**Record extracts**
* Start *

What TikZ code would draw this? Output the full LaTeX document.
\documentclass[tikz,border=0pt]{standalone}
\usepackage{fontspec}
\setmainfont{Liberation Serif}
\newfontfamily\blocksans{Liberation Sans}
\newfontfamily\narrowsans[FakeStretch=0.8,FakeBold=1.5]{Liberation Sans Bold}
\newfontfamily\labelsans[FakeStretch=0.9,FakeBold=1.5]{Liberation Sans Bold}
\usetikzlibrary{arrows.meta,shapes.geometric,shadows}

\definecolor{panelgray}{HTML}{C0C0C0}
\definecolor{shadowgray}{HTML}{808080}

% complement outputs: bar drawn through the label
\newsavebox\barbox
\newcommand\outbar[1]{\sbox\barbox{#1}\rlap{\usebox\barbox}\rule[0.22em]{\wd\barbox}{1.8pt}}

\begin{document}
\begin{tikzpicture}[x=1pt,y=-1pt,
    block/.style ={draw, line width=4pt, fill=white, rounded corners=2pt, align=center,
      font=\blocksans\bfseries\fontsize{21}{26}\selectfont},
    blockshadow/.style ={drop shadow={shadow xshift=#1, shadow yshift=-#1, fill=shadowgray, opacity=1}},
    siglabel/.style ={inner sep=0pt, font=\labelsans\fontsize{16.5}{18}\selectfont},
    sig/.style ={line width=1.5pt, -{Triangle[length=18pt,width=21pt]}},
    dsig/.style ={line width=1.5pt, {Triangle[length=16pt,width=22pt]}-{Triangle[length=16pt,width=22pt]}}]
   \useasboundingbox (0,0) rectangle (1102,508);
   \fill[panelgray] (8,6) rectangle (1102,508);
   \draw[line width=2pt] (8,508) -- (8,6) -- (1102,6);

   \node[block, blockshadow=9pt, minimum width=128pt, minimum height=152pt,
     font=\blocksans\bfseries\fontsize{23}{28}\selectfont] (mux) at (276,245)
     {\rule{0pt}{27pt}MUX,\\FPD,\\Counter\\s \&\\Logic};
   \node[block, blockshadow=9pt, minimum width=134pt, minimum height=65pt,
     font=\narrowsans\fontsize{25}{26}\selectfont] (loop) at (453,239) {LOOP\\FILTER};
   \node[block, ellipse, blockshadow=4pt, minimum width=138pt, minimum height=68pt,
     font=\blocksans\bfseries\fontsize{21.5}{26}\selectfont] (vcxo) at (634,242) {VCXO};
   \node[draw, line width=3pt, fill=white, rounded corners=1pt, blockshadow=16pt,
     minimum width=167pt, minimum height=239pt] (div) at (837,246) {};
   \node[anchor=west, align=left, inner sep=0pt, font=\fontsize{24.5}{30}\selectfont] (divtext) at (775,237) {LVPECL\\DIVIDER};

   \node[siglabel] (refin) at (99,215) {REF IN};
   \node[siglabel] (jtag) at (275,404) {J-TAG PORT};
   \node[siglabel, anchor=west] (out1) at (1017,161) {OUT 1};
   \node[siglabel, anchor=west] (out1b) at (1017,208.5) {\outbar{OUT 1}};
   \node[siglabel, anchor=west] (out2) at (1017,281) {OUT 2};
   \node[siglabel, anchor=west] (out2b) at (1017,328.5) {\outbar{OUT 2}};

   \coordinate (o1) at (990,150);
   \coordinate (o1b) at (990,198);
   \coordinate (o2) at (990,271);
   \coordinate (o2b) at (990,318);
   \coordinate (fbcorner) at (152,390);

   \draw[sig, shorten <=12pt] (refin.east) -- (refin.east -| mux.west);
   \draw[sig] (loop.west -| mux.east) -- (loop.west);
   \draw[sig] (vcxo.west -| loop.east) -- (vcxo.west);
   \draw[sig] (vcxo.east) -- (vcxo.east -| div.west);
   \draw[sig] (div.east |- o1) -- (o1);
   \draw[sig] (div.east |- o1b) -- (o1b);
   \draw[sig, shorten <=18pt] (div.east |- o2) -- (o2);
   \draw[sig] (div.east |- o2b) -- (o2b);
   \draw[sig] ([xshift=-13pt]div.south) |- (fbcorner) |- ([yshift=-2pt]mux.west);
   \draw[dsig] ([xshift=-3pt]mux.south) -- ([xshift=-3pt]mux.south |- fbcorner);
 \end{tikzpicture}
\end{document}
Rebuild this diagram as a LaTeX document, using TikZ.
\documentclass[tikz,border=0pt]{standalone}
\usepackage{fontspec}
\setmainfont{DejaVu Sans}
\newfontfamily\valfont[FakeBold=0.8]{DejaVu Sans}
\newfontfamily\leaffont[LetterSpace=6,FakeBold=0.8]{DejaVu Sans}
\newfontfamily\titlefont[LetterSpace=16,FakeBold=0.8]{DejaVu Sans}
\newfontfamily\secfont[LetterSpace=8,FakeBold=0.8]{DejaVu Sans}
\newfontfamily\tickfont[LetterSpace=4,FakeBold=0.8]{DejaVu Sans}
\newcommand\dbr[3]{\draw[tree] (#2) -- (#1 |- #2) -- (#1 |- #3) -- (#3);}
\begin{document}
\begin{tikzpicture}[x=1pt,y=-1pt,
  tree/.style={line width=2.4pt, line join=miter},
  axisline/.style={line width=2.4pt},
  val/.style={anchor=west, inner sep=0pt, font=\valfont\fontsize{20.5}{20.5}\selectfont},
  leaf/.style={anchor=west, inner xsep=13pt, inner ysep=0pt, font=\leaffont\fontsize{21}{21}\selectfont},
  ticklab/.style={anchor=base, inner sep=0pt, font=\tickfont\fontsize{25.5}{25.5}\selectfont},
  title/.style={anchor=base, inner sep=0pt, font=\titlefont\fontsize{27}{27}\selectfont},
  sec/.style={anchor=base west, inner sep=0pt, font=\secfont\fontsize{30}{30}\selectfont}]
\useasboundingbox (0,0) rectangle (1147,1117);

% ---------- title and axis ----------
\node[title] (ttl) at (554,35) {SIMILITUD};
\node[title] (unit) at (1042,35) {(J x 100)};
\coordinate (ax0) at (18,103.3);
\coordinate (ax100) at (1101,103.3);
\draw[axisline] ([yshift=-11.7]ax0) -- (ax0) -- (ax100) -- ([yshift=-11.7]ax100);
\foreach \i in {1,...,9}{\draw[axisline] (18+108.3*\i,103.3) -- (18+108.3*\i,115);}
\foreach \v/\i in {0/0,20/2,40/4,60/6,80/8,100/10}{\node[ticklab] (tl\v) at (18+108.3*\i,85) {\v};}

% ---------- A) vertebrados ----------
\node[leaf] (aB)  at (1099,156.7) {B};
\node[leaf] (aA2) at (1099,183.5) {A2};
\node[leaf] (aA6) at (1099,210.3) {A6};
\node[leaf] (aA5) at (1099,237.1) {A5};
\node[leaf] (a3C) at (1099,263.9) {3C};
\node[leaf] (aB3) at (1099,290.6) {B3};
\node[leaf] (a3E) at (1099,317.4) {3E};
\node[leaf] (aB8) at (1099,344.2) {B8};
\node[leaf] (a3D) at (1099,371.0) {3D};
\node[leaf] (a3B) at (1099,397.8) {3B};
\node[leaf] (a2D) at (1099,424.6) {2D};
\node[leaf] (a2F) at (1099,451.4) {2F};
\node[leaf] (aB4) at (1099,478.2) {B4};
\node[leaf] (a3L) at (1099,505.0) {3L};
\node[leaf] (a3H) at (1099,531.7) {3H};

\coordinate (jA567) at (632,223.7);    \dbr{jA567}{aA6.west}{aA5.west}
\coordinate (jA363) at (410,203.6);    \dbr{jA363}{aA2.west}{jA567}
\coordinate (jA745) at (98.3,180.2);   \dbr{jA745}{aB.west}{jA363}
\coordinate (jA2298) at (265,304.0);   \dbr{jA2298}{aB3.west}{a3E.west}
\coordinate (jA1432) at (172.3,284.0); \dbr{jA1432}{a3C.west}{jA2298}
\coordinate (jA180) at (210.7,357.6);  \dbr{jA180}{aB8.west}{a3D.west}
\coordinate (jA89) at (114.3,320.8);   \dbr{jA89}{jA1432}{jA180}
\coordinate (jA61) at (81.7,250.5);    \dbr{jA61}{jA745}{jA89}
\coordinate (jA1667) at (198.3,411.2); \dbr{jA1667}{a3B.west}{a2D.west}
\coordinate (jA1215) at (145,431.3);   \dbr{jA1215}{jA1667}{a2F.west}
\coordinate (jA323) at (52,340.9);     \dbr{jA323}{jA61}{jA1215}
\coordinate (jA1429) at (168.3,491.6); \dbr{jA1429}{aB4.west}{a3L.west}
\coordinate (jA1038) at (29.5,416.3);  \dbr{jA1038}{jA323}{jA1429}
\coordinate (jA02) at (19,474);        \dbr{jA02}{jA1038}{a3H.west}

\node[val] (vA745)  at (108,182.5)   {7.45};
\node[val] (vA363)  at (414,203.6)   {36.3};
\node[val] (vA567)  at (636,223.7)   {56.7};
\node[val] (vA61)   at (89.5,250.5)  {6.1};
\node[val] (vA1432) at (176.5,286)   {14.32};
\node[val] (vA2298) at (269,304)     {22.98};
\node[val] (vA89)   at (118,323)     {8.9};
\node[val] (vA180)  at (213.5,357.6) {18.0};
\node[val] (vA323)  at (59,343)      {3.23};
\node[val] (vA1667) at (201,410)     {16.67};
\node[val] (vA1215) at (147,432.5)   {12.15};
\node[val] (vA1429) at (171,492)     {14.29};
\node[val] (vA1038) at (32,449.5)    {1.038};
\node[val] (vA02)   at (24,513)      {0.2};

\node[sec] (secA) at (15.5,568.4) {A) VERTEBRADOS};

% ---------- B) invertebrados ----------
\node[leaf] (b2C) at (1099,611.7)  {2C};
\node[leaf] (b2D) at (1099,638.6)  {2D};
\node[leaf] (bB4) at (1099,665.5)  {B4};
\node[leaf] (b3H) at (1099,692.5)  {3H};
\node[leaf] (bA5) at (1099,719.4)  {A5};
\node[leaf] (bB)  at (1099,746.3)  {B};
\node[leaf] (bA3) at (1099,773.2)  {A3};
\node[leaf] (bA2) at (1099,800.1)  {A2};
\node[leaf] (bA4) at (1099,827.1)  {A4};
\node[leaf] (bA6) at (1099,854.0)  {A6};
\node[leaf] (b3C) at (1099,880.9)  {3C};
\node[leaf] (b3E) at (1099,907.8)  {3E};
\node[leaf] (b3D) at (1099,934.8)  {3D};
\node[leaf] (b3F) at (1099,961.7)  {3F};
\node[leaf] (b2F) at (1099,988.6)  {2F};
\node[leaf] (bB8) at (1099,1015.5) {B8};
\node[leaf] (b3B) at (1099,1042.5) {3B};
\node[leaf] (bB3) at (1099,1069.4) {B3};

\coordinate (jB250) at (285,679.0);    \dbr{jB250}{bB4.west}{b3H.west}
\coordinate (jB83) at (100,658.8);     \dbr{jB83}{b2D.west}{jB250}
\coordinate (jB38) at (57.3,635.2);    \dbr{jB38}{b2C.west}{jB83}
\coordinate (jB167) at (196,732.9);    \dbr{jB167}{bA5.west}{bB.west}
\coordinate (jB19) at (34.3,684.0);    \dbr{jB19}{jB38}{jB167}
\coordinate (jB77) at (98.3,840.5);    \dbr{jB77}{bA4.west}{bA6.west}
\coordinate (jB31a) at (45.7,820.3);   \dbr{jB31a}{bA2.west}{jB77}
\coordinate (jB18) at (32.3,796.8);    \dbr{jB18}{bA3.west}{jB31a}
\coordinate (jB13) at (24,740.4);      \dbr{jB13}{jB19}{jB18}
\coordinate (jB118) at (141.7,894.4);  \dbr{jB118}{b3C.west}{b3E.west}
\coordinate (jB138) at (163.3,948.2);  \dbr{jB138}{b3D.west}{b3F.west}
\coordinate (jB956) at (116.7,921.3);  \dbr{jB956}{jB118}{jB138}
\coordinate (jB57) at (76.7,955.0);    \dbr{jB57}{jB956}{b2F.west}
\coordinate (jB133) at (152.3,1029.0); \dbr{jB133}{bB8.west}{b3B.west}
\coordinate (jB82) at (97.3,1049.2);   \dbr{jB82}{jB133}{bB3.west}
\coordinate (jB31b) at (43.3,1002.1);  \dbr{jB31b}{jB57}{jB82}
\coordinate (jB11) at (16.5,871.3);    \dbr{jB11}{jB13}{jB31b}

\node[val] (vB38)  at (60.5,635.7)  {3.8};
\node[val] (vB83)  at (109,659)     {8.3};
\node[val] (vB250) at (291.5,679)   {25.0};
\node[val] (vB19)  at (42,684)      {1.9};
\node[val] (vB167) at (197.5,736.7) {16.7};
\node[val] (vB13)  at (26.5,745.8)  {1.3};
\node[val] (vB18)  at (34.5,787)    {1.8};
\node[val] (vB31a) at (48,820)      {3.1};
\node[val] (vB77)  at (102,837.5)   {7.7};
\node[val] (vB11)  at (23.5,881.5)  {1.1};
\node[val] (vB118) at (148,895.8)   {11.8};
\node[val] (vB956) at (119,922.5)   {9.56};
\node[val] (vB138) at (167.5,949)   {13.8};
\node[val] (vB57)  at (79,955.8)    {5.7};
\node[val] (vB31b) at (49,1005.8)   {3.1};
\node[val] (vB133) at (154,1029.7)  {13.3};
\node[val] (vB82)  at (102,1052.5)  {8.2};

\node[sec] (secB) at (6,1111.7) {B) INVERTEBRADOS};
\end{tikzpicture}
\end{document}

* End *

Retype the portion of the data above that starts on the line with "Rebuild this diagram" and finishes on the line with "(tl\v) at (18+108.3*\i,85)", including both of those lines.

**Task response**
Rebuild this diagram as a LaTeX document, using TikZ.
\documentclass[tikz,border=0pt]{standalone}
\usepackage{fontspec}
\setmainfont{DejaVu Sans}
\newfontfamily\valfont[FakeBold=0.8]{DejaVu Sans}
\newfontfamily\leaffont[LetterSpace=6,FakeBold=0.8]{DejaVu Sans}
\newfontfamily\titlefont[LetterSpace=16,FakeBold=0.8]{DejaVu Sans}
\newfontfamily\secfont[LetterSpace=8,FakeBold=0.8]{DejaVu Sans}
\newfontfamily\tickfont[LetterSpace=4,FakeBold=0.8]{DejaVu Sans}
\newcommand\dbr[3]{\draw[tree] (#2) -- (#1 |- #2) -- (#1 |- #3) -- (#3);}
\begin{document}
\begin{tikzpicture}[x=1pt,y=-1pt,
  tree/.style={line width=2.4pt, line join=miter},
  axisline/.style={line width=2.4pt},
  val/.style={anchor=west, inner sep=0pt, font=\valfont\fontsize{20.5}{20.5}\selectfont},
  leaf/.style={anchor=west, inner xsep=13pt, inner ysep=0pt, font=\leaffont\fontsize{21}{21}\selectfont},
  ticklab/.style={anchor=base, inner sep=0pt, font=\tickfont\fontsize{25.5}{25.5}\selectfont},
  title/.style={anchor=base, inner sep=0pt, font=\titlefont\fontsize{27}{27}\selectfont},
  sec/.style={anchor=base west, inner sep=0pt, font=\secfont\fontsize{30}{30}\selectfont}]
\useasboundingbox (0,0) rectangle (1147,1117);

% ---------- title and axis ----------
\node[title] (ttl) at (554,35) {SIMILITUD};
\node[title] (unit) at (1042,35) {(J x 100)};
\coordinate (ax0) at (18,103.3);
\coordinate (ax100) at (1101,103.3);
\draw[axisline] ([yshift=-11.7]ax0) -- (ax0) -- (ax100) -- ([yshift=-11.7]ax100);
\foreach \i in {1,...,9}{\draw[axisline] (18+108.3*\i,103.3) -- (18+108.3*\i,115);}
\foreach \v/\i in {0/0,20/2,40/4,60/6,80/8,100/10}{\node[ticklab] (tl\v) at (18+108.3*\i,85) {\v};}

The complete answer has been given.